(Data entries)
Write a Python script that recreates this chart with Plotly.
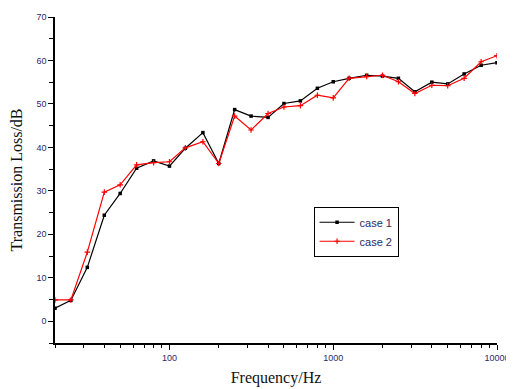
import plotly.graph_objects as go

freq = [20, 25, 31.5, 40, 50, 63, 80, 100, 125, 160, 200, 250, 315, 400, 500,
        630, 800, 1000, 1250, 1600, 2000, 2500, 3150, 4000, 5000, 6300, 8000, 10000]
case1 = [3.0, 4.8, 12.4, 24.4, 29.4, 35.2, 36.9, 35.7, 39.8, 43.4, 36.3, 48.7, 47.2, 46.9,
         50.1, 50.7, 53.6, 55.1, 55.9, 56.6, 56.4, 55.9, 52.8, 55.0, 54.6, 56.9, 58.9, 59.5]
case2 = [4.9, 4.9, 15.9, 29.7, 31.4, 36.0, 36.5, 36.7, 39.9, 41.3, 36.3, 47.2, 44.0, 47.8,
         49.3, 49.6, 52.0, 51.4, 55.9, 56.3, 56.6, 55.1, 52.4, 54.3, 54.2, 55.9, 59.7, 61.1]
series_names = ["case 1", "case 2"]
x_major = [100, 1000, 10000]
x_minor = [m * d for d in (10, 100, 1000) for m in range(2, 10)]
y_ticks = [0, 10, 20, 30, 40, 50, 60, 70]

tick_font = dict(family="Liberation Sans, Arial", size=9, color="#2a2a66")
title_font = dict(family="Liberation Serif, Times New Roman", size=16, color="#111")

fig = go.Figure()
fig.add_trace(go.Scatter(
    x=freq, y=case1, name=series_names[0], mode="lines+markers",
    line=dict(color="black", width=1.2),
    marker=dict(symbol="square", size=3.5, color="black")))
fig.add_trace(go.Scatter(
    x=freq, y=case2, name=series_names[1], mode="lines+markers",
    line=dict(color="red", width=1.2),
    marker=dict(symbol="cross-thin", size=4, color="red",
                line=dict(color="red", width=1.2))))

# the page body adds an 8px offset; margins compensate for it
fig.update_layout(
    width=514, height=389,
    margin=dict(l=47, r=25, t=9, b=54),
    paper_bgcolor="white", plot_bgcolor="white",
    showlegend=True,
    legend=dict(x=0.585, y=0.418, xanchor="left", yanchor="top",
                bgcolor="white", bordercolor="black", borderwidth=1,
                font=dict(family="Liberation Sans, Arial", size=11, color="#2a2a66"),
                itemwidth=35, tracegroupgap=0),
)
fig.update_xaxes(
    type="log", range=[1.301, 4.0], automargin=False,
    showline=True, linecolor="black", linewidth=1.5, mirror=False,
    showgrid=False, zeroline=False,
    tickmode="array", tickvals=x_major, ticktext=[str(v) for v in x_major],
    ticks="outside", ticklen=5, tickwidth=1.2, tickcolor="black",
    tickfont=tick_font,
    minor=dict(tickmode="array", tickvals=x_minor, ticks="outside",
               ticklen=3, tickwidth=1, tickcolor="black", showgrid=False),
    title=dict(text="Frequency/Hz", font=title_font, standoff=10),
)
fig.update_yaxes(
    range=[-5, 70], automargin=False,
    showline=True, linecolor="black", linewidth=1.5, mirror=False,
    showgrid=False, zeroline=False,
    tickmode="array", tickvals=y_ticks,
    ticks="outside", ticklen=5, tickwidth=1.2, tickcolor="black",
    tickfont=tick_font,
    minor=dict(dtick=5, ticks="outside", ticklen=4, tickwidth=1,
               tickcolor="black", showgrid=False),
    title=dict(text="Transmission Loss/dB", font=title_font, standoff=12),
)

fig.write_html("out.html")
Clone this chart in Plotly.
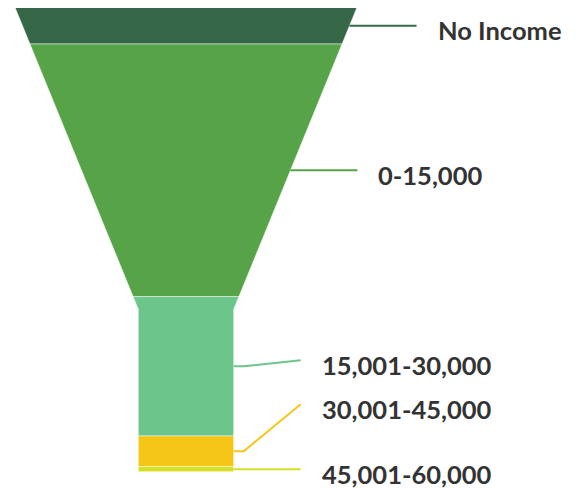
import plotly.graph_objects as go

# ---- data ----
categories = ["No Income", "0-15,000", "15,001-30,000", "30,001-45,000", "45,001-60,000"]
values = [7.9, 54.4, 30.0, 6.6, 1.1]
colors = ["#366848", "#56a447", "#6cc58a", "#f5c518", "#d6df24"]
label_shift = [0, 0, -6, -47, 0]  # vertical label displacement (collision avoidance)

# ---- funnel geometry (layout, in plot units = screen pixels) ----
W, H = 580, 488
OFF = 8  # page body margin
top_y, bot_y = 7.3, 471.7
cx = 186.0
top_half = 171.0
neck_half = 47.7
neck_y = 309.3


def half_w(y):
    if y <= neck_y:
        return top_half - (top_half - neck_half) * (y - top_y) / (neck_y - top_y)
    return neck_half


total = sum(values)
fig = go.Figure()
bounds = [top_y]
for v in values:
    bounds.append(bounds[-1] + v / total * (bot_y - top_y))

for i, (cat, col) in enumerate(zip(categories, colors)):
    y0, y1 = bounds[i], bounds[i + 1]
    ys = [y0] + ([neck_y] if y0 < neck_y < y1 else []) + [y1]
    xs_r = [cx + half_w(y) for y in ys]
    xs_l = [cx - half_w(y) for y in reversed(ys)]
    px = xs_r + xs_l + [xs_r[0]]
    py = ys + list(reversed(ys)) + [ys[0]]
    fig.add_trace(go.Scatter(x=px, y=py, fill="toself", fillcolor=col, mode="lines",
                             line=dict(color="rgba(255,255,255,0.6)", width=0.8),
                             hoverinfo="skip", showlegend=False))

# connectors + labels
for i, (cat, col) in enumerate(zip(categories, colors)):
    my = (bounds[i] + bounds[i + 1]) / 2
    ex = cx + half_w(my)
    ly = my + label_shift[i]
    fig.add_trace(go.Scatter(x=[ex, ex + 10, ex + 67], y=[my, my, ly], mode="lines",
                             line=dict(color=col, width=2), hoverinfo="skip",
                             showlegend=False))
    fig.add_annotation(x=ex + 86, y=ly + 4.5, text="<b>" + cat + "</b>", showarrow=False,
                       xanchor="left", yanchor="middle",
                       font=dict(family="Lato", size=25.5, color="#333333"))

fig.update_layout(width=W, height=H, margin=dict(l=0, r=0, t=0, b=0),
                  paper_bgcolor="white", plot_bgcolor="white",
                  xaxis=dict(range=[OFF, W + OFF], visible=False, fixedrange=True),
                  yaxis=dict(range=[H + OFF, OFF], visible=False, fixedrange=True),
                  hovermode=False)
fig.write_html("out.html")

» **What to produce**:
State how many lines include the string "chart", and nothing more.

» **The solution**:
2